Highlights & Insights¶
- Counter-intuitive conclusion that "negative reinforcement matters more than positive reinforcement": The conventional assumption is that models require positive demonstrations to improve. This paper demonstrates that eliminating errors alone enables effective learning. The core mechanism is that NSR's probability redistribution follows the model's prior—effectively clearing interference so the model can find correct answers on its own. This has broader implications for the RLHF/RLAIF paradigm.
- Full-spectrum Pass@k evaluation paradigm: Evaluating Pass@1 alone is misleading—PPO/GRPO appear to improve accuracy but actually sacrifice reasoning coverage. Only the full Pass@k spectrum faithfully characterizes the model's capability frontier.

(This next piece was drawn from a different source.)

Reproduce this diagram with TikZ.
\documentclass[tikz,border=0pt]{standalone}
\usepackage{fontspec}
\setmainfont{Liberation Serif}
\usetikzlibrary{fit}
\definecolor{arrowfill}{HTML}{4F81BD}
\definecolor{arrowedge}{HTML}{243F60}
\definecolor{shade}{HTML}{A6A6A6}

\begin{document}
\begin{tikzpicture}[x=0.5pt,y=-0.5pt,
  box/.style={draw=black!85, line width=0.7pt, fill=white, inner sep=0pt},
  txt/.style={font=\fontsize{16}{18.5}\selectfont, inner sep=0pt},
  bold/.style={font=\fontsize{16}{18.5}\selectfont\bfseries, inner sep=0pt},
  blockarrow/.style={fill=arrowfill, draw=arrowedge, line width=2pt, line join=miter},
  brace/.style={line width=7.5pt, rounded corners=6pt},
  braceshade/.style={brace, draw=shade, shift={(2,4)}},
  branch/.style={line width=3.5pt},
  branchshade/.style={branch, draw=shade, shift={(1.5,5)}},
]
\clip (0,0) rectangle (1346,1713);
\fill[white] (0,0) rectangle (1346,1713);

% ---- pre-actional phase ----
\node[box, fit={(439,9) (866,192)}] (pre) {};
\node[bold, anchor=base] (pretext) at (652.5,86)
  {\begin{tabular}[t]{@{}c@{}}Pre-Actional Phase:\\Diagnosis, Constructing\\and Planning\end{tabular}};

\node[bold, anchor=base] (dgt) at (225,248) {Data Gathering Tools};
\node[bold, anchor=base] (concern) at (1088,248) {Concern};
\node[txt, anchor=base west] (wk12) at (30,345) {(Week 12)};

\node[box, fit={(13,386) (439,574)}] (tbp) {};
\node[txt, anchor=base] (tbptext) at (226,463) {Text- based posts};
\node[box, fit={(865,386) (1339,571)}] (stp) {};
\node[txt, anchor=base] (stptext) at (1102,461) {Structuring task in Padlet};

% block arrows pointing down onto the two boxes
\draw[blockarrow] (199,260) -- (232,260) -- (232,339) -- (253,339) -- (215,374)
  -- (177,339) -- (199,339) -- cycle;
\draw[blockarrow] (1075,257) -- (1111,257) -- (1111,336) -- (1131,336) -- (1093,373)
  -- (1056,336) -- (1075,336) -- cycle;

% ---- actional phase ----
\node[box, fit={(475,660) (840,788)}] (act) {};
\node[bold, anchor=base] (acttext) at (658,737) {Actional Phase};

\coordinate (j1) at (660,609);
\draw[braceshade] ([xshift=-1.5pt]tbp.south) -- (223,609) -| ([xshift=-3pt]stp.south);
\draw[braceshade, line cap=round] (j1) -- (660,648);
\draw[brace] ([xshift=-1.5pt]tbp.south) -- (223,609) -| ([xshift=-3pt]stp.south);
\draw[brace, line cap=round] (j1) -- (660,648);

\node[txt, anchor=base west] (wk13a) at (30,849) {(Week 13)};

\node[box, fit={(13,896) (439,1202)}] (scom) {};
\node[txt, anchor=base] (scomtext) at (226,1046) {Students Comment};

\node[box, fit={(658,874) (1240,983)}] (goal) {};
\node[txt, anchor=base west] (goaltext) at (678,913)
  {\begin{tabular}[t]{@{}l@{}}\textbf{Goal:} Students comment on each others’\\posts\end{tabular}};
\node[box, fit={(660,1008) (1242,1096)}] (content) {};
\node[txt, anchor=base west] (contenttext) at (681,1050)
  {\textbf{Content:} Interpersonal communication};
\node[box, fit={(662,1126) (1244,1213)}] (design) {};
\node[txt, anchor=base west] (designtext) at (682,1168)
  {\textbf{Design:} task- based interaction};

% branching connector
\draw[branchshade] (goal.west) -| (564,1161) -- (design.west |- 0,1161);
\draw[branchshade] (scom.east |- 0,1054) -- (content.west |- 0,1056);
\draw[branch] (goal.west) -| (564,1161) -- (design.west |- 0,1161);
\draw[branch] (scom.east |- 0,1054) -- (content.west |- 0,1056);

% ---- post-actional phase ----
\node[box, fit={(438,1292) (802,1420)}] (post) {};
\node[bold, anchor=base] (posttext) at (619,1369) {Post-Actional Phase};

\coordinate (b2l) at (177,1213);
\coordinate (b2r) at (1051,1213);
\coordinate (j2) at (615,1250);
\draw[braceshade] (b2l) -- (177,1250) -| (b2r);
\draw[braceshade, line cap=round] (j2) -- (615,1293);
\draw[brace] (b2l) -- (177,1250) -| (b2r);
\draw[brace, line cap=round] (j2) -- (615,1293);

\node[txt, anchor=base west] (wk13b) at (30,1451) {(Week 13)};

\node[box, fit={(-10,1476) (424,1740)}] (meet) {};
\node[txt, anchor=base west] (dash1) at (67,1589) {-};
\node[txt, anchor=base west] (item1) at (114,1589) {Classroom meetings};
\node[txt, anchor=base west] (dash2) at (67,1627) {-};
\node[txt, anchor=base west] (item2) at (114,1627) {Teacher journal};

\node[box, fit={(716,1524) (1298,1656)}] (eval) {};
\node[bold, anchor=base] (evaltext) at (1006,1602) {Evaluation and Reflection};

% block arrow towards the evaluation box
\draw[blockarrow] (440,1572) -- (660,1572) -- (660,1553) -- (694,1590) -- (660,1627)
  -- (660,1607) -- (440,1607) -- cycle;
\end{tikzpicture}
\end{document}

- Elegance of Weighted-REINFORCE: A single parameter \(\lambda = 0.1\) consistently outperforms the more complex PPO and GRPO, challenging the assumption that more sophisticated RL algorithms are necessarily better.
- The \((1 - \pi_v)\) factor in NSR gradients provides a natural stopping mechanism: when the probability of an incorrect token is already low, the gradient approaches zero, preventing excessive penalization.
Limitations & Future Work¶
- Strong model dependence: NSR yields significant gains on Qwen models but causes across-the-board degradation on Llama, indicating that the method's effectiveness is highly correlated with the quality of the base model's prior.
- Validation is limited to mathematical reasoning; whether similar effects hold for code generation, scientific reasoning, and other tasks requires further investigation.
- The choice of \(\lambda = 0.1\) may not be universally optimal; different models and tasks may require different values.
- The dynamics of NSR across training stages are not analyzed—whether PSR/NSR weights should be adjusted between early and late training phases remains an open question.
- Connections to preference learning methods such as DPO and KTO are not discussed.
Related Work & Insights¶
- vs. Yue et al. (2025): That work observes a decline in Pass@k after RL training. The present paper identifies the source—PSR induces distributional collapse, while NSR provides a path to avoid such degradation.
- vs. Dang et al. (2025): That work recovers post-SFT diversity through weight interpolation. This paper addresses the issue at the source by reducing the PSR weight in the training objective.
- vs. DeepSeek-R1: R1 treats RLVR as a monolithic objective. The decomposition perspective introduced here suggests that W-REINFORCE could further improve R1's reasoning scaling performance.
Rating¶
- Novelty: ⭐⭐⭐⭐⭐ — The decomposition perspective is concise and insightful; the findings are counter-intuitive and significant.
- Experimental Thoroughness: ⭐⭐⭐⭐ — Full-spectrum evaluation across three models and three benchmarks, complemented by gradient analysis.
- Writing Quality: ⭐⭐⭐⭐⭐ — Narrative is fluent and figures are well-crafted.
- Value: ⭐⭐⭐⭐⭐ — Paradigm-level impact on the understanding of RLVR mechanisms.